Astronomers have uncovered a remarkable new addition to the catalog of ultra-luminous infrared galaxies (ULIRGs) – cosmic powerhouses that shine with more than a trillion times the luminosity of our Sun and forge stars at astonishing rates of up to a thousand solar masses per year.
These galaxies, known for their extreme energy output, play a crucial role in understanding how stars and galaxies evolve over time.
The latest discovery came unexpectedly during observations of the quasar H1413+117, better known as the Cloverleaf. First detected in 1984 and located about 11 billion light-years away, this well-known quasar concealed behind it an ultra-bright infrared galaxy – hidden until now from view.
Massive infrared galaxy obscured by quasar light
Led by Natsuki H. Hayatsu, the team used the ALMA radio telescope to study the famous Cloverleaf quasar – and stumbled upon something unexpected. Their observations revealed an ULIRG hidden just behind the bright quasar, invisible to traditional optical telescopes.
The researchers describe the object as an “optically dark” galaxy that escaped detection in earlier surveys. It sits about six arcseconds from the Cloverleaf, at a redshift of roughly 3.39, placing it deep in the early universe. The galaxy is massive, with a molecular mass estimated between 40 and 230 billion Suns, and a central black hole of about 100 million solar masses.
The astronomers determined that the newly discovered ultra-luminous infrared galaxy emits an enormous amount of energy – about 400 tredecillion erg per second in X-rays and roughly 2.8 trillion times the Sun’s luminosity in infrared light. However, despite its brilliance, the system remains invisible in optical wavelengths, shrouded by thick layers of dust and gas.
Further analysis revealed that the galaxy’s molecular gas has not yet reached a stable state, suggesting it is in the midst of an early-stage, gas-rich merger.
Newly found ULIRG could be an early stage of galaxy evolution
According to the researchers, the newly found ULIRG might represent an early stage in the evolution of massive galaxies. They suggest it could be a precursor to a hot, dust-obscured galaxy – a phase that may eventually lead to the formation of an active galactic nucleus (AGN) and, over time, evolve into an elliptical galaxy like those seen in the nearby universe.
The researchers emphasize that additional, high-resolution observations focusing on the galaxy’s molecular gas are essential to fully understand its current state and future evolution.

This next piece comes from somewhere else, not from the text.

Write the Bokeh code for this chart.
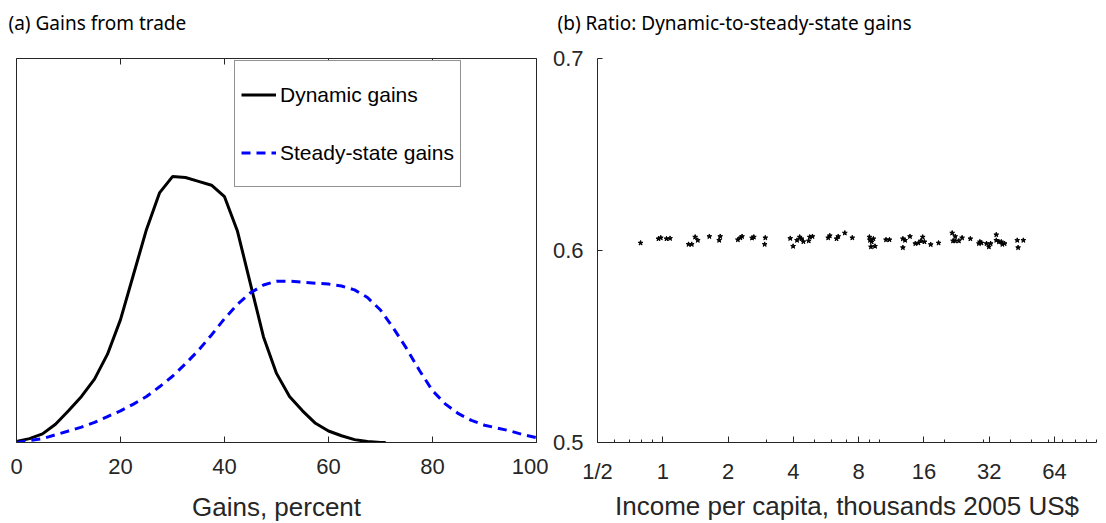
from bokeh.plotting import figure
from bokeh.models import FixedTicker, LinearAxis, Legend, LegendItem, Title
from bokeh.layouts import row
from bokeh.embed import file_html
from bokeh.resources import INLINE

# ---- Panel (a): densities of gains from trade ----
dynamic_gains = [0, 2.5, 5, 7.5, 10, 12.5, 15, 17.5, 20, 22.5, 25, 27.5, 30, 32.5, 35, 37.5,
                 40, 42.5, 45, 47.5, 50, 52.5, 55, 57.5, 60, 62.5, 65, 67.5, 70, 71]
dynamic_density = [0.0001, 0.0004, 0.0009, 0.0019, 0.0033, 0.0048, 0.0066, 0.0092, 0.0128,
                   0.0175, 0.0222, 0.0260, 0.0277, 0.0276, 0.0272, 0.0268, 0.0256, 0.0220,
                   0.0165, 0.0110, 0.0072, 0.0048, 0.0033, 0.0020, 0.0012, 0.0007, 0.0003,
                   0.0001, 0.0000, 0.0000]

steady_gains = [0, 2.5, 5, 7.5, 10, 12.5, 15, 17.5, 20, 22.5, 25, 27.5, 30, 32.5, 35, 37.5,
                40, 42.5, 45, 47.5, 50, 52.5, 55, 57.5, 60, 62.5, 65, 67.5, 70, 72.5, 75,
                77.5, 80, 82.5, 85, 87.5, 90, 92.5, 95, 97.5, 100]
steady_density = [0.0000, 0.0002, 0.0004, 0.0008, 0.0012, 0.0016, 0.0021, 0.0027, 0.0033,
                  0.0040, 0.0048, 0.0058, 0.0069, 0.0082, 0.0096, 0.0112, 0.0129, 0.0144,
                  0.0156, 0.0164, 0.0168, 0.0168, 0.0167, 0.0166, 0.0165, 0.0163, 0.0159,
                  0.0151, 0.0138, 0.0119, 0.0098, 0.0075, 0.0054, 0.0040, 0.0030, 0.0023,
                  0.0018, 0.0015, 0.0012, 0.0008, 0.0005]

gains_ticks = [0, 20, 40, 60, 80, 100]

# ---- Panel (b): ratio vs income per capita ----
income = [0.79, 0.955, 0.979, 1.04, 1.08, 1.315, 1.36, 1.41, 1.45, 1.64, 1.84, 1.82, 2.22,
          2.28, 2.32, 2.58, 2.63, 2.97, 2.95, 3.87, 3.99, 4.16, 4.28, 4.36, 4.45, 4.71, 4.76,
          4.90, 5.79, 5.89, 6.33, 6.44, 6.91, 7.48, 8.97, 9.03, 9.19, 9.36, 9.12, 9.52, 10.7,
          11.1, 12.8, 13.1, 13.8, 12.8, 14.6, 15.1, 15.5, 15.8, 16.1, 17.2, 18.7, 21.6, 22.3,
          21.8, 22.3, 23.2, 24.0, 26.2, 29.0, 29.5, 28.7, 31.1, 31.9, 32.5, 34.5, 34.5, 35.5,
          36.4, 36.8, 37.7, 43.1, 46.0, 43.5]
ratio = [0.6039, 0.6061, 0.6066, 0.6061, 0.6063, 0.6032, 0.6032, 0.6070, 0.6053, 0.6073,
         0.6073, 0.6053, 0.6056, 0.6066, 0.6073, 0.6065, 0.6070, 0.6066, 0.6032, 0.6063,
         0.6022, 0.6053, 0.6070, 0.6061, 0.6046, 0.6050, 0.6070, 0.6073, 0.6066, 0.6077,
         0.6061, 0.6073, 0.6091, 0.6066, 0.6070, 0.6053, 0.6045, 0.6061, 0.6019, 0.6022,
         0.6056, 0.6056, 0.6061, 0.6053, 0.6073, 0.6015, 0.6036, 0.6039, 0.6050, 0.6070,
         0.6045, 0.6031, 0.6039, 0.6091, 0.6073, 0.6050, 0.6050, 0.6050, 0.6066, 0.6061,
         0.6045, 0.6039, 0.6036, 0.6036, 0.6019, 0.6036, 0.6082, 0.6053, 0.6045, 0.6045,
         0.6032, 0.6036, 0.6053, 0.6053, 0.6015]

income_ticks = [0.5, 1, 2, 4, 8, 16, 32, 64]
income_tick_labels = ["1/2", "1", "2", "4", "8", "16", "32", "64"]
income_minor = [0.6, 0.7, 0.8, 0.9, 1, 2, 3, 4, 5, 6, 7, 8, 9, 10,
                20, 30, 40, 50, 60, 70, 80, 90, 100]
ratio_ticks = [0.5, 0.6, 0.7]

title_a = "(a) Gains from trade"
title_b = "(b) Ratio: Dynamic-to-steady-state gains"
xlabel_a = "Gains, percent"
xlabel_b = "Income per capita, thousands 2005 US$"

AX = "#262626"
TICK_FONT = "Liberation Sans"
BORDER_TOP = 58
BORDER_BOTTOM = 80
FRAME_H = 523 - BORDER_TOP - BORDER_BOTTOM


def spacer(size):
    # empty axis used only to reserve space in a side panel
    return LinearAxis(ticker=FixedTicker(ticks=[1]), major_label_text_font_size="1px",
                      major_label_text_color=None, major_label_standoff=0,
                      axis_line_color=None, major_tick_in=0, major_tick_out=size,
                      minor_tick_line_color=None, major_tick_line_color=None)


def panel_title(text, offset):
    return Title(text=text, text_font="Noto Sans", text_font_size="19px",
                 text_font_style="normal", text_color="black", align="left",
                 offset=offset, standoff=12, vertical_align="bottom")


def axis_title(text):
    return Title(text=text, text_font=TICK_FONT, text_font_size="26px",
                 text_font_style="normal", text_color=AX, align="center",
                 standoff=4, vertical_align="bottom")


# ---------------- Left figure ----------------
p1 = figure(width=548, height=523, x_range=(0, 100), y_range=(0, 0.04),
            output_backend="svg", toolbar_location=None,
            min_border_left=16, min_border_right=12,
            min_border_top=BORDER_TOP, min_border_bottom=BORDER_BOTTOM)
p1.title.visible = False
p1.grid.visible = False
p1.yaxis.visible = False
p1.outline_line_color = AX
p1.outline_line_width = 1

xa = p1.xaxis[0]
xa.ticker = FixedTicker(ticks=gains_ticks)
xa.major_tick_in = 6
xa.major_tick_out = 0
xa.minor_tick_line_color = None
xa.axis_line_color = AX
xa.major_tick_line_color = AX
xa.major_label_text_font = TICK_FONT
xa.major_label_text_font_size = "22px"
xa.major_label_text_color = AX
xa.major_label_standoff = 16

top = LinearAxis(ticker=FixedTicker(ticks=gains_ticks), major_label_text_font_size="1px",
                 major_label_text_color=None, major_label_standoff=0,
                 axis_line_color=None, major_tick_in=6, major_tick_out=0,
                 minor_tick_line_color=None, major_tick_line_color=AX)
p1.add_layout(top, "above")
p1.add_layout(spacer(17), "above")
p1.add_layout(panel_title(title_a, -8), "above")
p1.add_layout(spacer(11), "below")
p1.add_layout(axis_title(xlabel_a), "below")

r_dyn = p1.line(dynamic_gains, dynamic_density, line_color="black", line_width=3)
r_ss = p1.line(steady_gains, steady_density, line_color="#0000FF", line_width=3,
               line_dash="9 6")

legend = Legend(items=[LegendItem(label="Dynamic gains", renderers=[r_dyn]),
                       LegendItem(label="Steady-state gains", renderers=[r_ss])],
                location=(218, FRAME_H - 5 - 125), orientation="vertical",
                label_text_font=TICK_FONT, label_text_font_size="21px",
                label_text_color="black", glyph_width=35, glyph_height=55,
                label_height=55, spacing=3, padding=6, margin=0, label_standoff=4,
                border_line_color=AX, border_line_width=1, background_fill_alpha=1.0)
p1.add_layout(legend)

# ---------------- Right figure ----------------
p2 = figure(width=557, height=523, x_axis_type="log", x_range=(0.5, 100), y_range=(0.5, 0.7),
            output_backend="svg", toolbar_location=None,
            min_border_left=49, min_border_right=9,
            min_border_top=BORDER_TOP, min_border_bottom=BORDER_BOTTOM)
p2.title.visible = False
p2.grid.visible = False
p2.outline_line_color = None

bx = p2.xaxis[0]
bx.ticker = FixedTicker(ticks=income_ticks, minor_ticks=income_minor)
bx.major_label_overrides = {t: s for t, s in zip(income_ticks, income_tick_labels)}
bx.major_tick_in = 6
bx.major_tick_out = 0
bx.minor_tick_in = 3
bx.minor_tick_out = 0
bx.axis_line_color = AX
bx.major_tick_line_color = AX
bx.minor_tick_line_color = AX
bx.major_label_text_font = TICK_FONT
bx.major_label_text_font_size = "22px"
bx.major_label_text_color = AX
bx.major_label_standoff = 16

by = p2.yaxis[0]
by.ticker = FixedTicker(ticks=ratio_ticks)
by.major_label_overrides = {0.5: "0.5", 0.6: "0.6", 0.7: "0.7"}
by.major_tick_in = 5
by.major_tick_out = 0
by.minor_tick_line_color = None
by.axis_line_color = AX
by.major_tick_line_color = AX
by.major_label_text_font = TICK_FONT
by.major_label_text_font_size = "22px"
by.major_label_text_color = AX
by.major_label_standoff = 14

p2.add_layout(spacer(17), "above")
p2.add_layout(panel_title(title_b, -40), "above")
p2.add_layout(axis_title(xlabel_b), "below")

p2.scatter(income, ratio, marker="star", size=5, fill_color="black", line_color="black")

layout = row(p1, p2)
open("out.html", "w").write(file_html(layout, INLINE))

By examining the movement, density, and composition of this gas, astronomers hope to uncover whether the system is indeed in the early stages of a major merger or transitioning toward a more mature phase of galaxy development.
The team concluded that determining the stage of this optically dark galaxy – whether a powerful starburst, a quasar, or a hot dust-obscured galaxy – requires understanding the condition of its gas, with a particular focus on the dense molecular gas that fuels star formation, which will be the focus of upcoming research.